Kingdom had joined hands with the UAE and Kuwait to bolster UN humanitarian effort in Yemen by donating $1.25bn
RIYADH, November 20, 2018 – Saudi Arabia’s King Salman Humanitarian Aid and Relief Centre (KSRelief) and Emirates Red Crescent on Tuesday announced a joint US$500 million aid initiative to alleviate a food crisis in Yemen. The move will benefit 10 to 12 million Yemenis.
Announcing the initiative at a joint press conference in Riyadh, Dr Abdullah Al Rabeeah, General Supervisor of KSRelief and a Royal Court Advisor, said: “Saudi Arabia and UAE together seek to alleviate the suffering of Yemenis.”
In a statement, Dr Al Rabeeah added: “The Kingdom of Saudi Arabia and the United Arab Emirates are launching the ‘Imdad’ initiative to provide US $500 million of additional support to help fulfill the most pressing humanitarian needs in the food and nutrition sectors through the United Nations, and international, regional and local organizations.”
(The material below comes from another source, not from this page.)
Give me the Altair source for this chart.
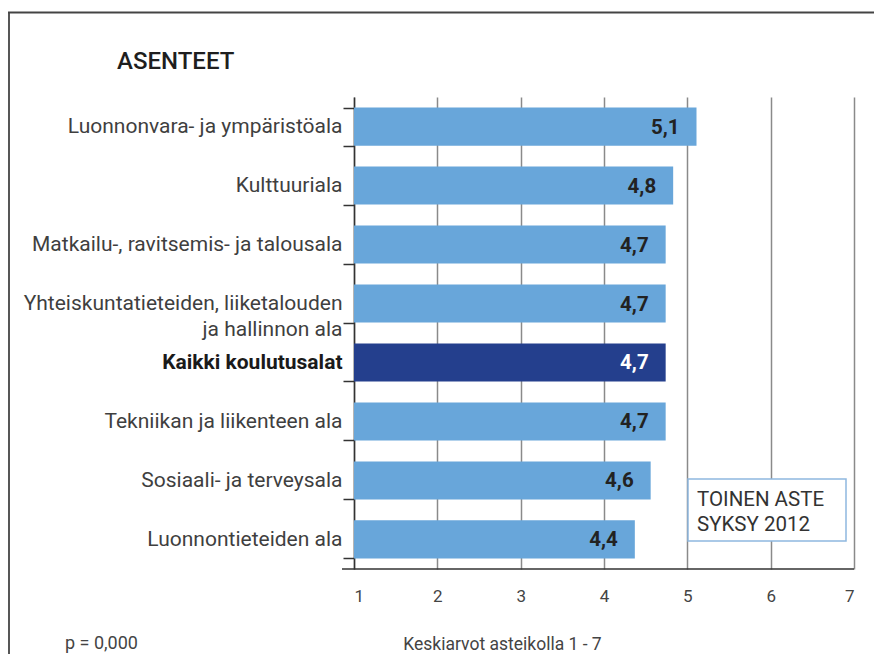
import altair as alt
import pandas as pd

# ---- data ----
categories = [
    "Luonnonvara- ja ympäristöala",
    "Kulttuuriala",
    "Matkailu-, ravitsemis- ja talousala",
    "Yhteiskuntatieteiden, liiketalouden|ja hallinnon ala",
    "Kaikki koulutusalat",
    "Tekniikan ja liikenteen ala",
    "Sosiaali- ja terveysala",
    "Luonnontieteiden ala",
]
values = [5.11, 4.83, 4.74, 4.74, 4.74, 4.74, 4.56, 4.37]
value_labels = ["5,1", "4,8", "4,7", "4,7", "4,7", "4,7", "4,6", "4,4"]
group = ["ala", "ala", "ala", "ala", "kaikki", "ala", "ala", "ala"]
x_ticks = [1, 2, 3, 4, 5, 6, 7]

title_text = "ASENTEET"
x_title = "Keskiarvot asteikolla 1 - 7"
p_text = "p = 0,000"
box_lines = ["TOINEN ASTE", "SYKSY 2012"]

df = pd.DataFrame({
    "ala": categories,
    "arvo": values,
    "teksti": value_labels,
    "ryhma": group,
})

FONT = "Roboto"
W, H = 500, 472

y_enc = alt.Y(
    "ala:N",
    sort=categories,
    title=None,
    scale=alt.Scale(paddingInner=0.355, paddingOuter=0.18),
    axis=alt.Axis(
        domainColor="#333333",
        domainWidth=1.5,
        tickBand="extent",
        tickSize=11,
        tickColor="#333333",
        tickWidth=1.5,
        labelPadding=1,
        labelFontSize=21,
        labelFont=FONT,
        labelColor={"condition": {"test": "datum.value == 'Kaikki koulutusalat'", "value": "#1a1a1a"}, "value": "#3f3f3f"},
        labelFontWeight={"condition": {"test": "datum.value == 'Kaikki koulutusalat'", "value": "bold"}, "value": "normal"},
        labelExpr="isValid(datum.value) ? split(datum.value, '|') : ''",
        labelLineHeight=26,
        labelLimit=400,
        grid=False,
    ),
)

x_enc = alt.X(
    "arvo:Q",
    title=x_title,
    scale=alt.Scale(domain=[1, 7], nice=False, zero=False),
    axis=alt.Axis(
        values=x_ticks,
        format="d",
        ticks=False,
        domain=False,
        grid=True,
        gridColor="#8a8a8a",
        gridWidth=1.5,
        labelFontSize=17,
        labelFont=FONT,
        labelColor="#444444",
        labelPadding=19,
        titleFont=FONT,
        titleFontSize=17.5,
        titleFontWeight="normal",
        titleColor="#444444",
        titleX=148,
        titleY=80,
        titleAlign="center",
        titleBaseline="alphabetic",
    ),
)

bars = alt.Chart(df).mark_bar().encode(
    y=y_enc,
    x=x_enc,
    x2=alt.datum(1),
    color=alt.Color("ryhma:N", scale=alt.Scale(domain=["ala", "kaikki"], range=["#68a6da", "#243f8d"]), legend=None),
)

labels = alt.Chart(df).mark_text(
    align="right", baseline="middle", dx=-17, dy=1, fontSize=20.5, fontWeight="bold", font=FONT
).encode(
    y=alt.Y("ala:N", sort=categories),
    x=alt.X("arvo:Q"),
    text="teksti:N",
    color=alt.condition("datum.ryhma == 'kaikki'", alt.value("#ffffff"), alt.value("#222222")),
)

one = pd.DataFrame({"k": [0]})

xaxis_line = alt.Chart(one).mark_rule(color="#333333", strokeWidth=1.5).encode(
    x=alt.value(-12), x2=alt.value(W), y=alt.value(H)
)

title = alt.Chart(one).mark_text(
    text=title_text, align="left", baseline="alphabetic", fontSize=24, fontWeight=500, font=FONT, color="#1e1e1e"
).encode(x=alt.value(-237), y=alt.value(-28))

ptxt = alt.Chart(one).mark_text(
    text=p_text, align="left", baseline="alphabetic", fontSize=18, font=FONT, color="#444444"
).encode(x=alt.value(-289), y=alt.value(552))

box = alt.Chart(one).mark_rect(fill="white", stroke="#8fb8e0", strokeWidth=1.5).encode(
    x=alt.value(334), x2=alt.value(492), y=alt.value(382), y2=alt.value(444)
)
box_t1 = alt.Chart(one).mark_text(
    text=box_lines[0], align="left", baseline="alphabetic", fontSize=20.5, font=FONT, color="#333333"
).encode(x=alt.value(343), y=alt.value(409))
box_t2 = alt.Chart(one).mark_text(
    text=box_lines[1], align="left", baseline="alphabetic", fontSize=20.5, font=FONT, color="#333333"
).encode(x=alt.value(343), y=alt.value(434))

border_left = alt.Chart(one).mark_rule(color="#444444", strokeWidth=1.8).encode(
    x=alt.value(-345), y=alt.value(-85), y2=alt.value(570)
)
border_top = alt.Chart(one).mark_rule(color="#444444", strokeWidth=1.8).encode(
    x=alt.value(-346), x2=alt.value(540), y=alt.value(-84.5)
)

chart = alt.layer(
    bars, labels, xaxis_line, title, ptxt, box, box_t1, box_t2, border_left, border_top
).properties(
    width=W,
    height=H,
    padding={"left": 346, "top": 89, "right": 20, "bottom": 85},
    autosize=alt.AutoSizeParams(type="none"),
    background="white",
).configure_view(stroke=None)

chart.save("out.html", embed_options={"renderer": "svg", "actions": False})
“The initiative will serve 10-12 million Yemenis affected by the current situation, and will see each country provide half of the total amount aforementioned. The Kingdom and UAE have decided to respond to the humanitarian situation in Yemen, and contribute again to end the shortage of food needs in the country. The two countries will help in alleviating the suffering of our brothers, the Yemeni people, and ensure they gain access to food and nutrition for children in all regions and governorates of Yemen.”
This comes as an extension of the support provided by the Saudi Arabia, UAE, and Kuwait to the 2018 UN Humanitarian Response Plan, which reached a total amount of US $1.25 billion, in addition to what was provided through direct humanitarian intervention from the King Salman Humanitarian Aid and Relief Centre, the UAE Red Crescent, and other countries of the Coalition, he said.
The amount is in addition to the total $18 billion the Coalition countries contributed towards humanitarian aid for Yemen since March 2015.
“Today’s initiative focuses on the most urgent and for the most vulnerable,” Reem Al Hashimy, UAE’s Minister of State for International Cooperation, told the news conference. “It is estimated that 10-12 million Yemenis are the most vulnerable, and out of them, 2.1 million are thought to be children who are malnourished and we are focusing on alleviating this suffering.”
Yemen has been the biggest aid beneficiary from KSRelief since its establishment in 2015.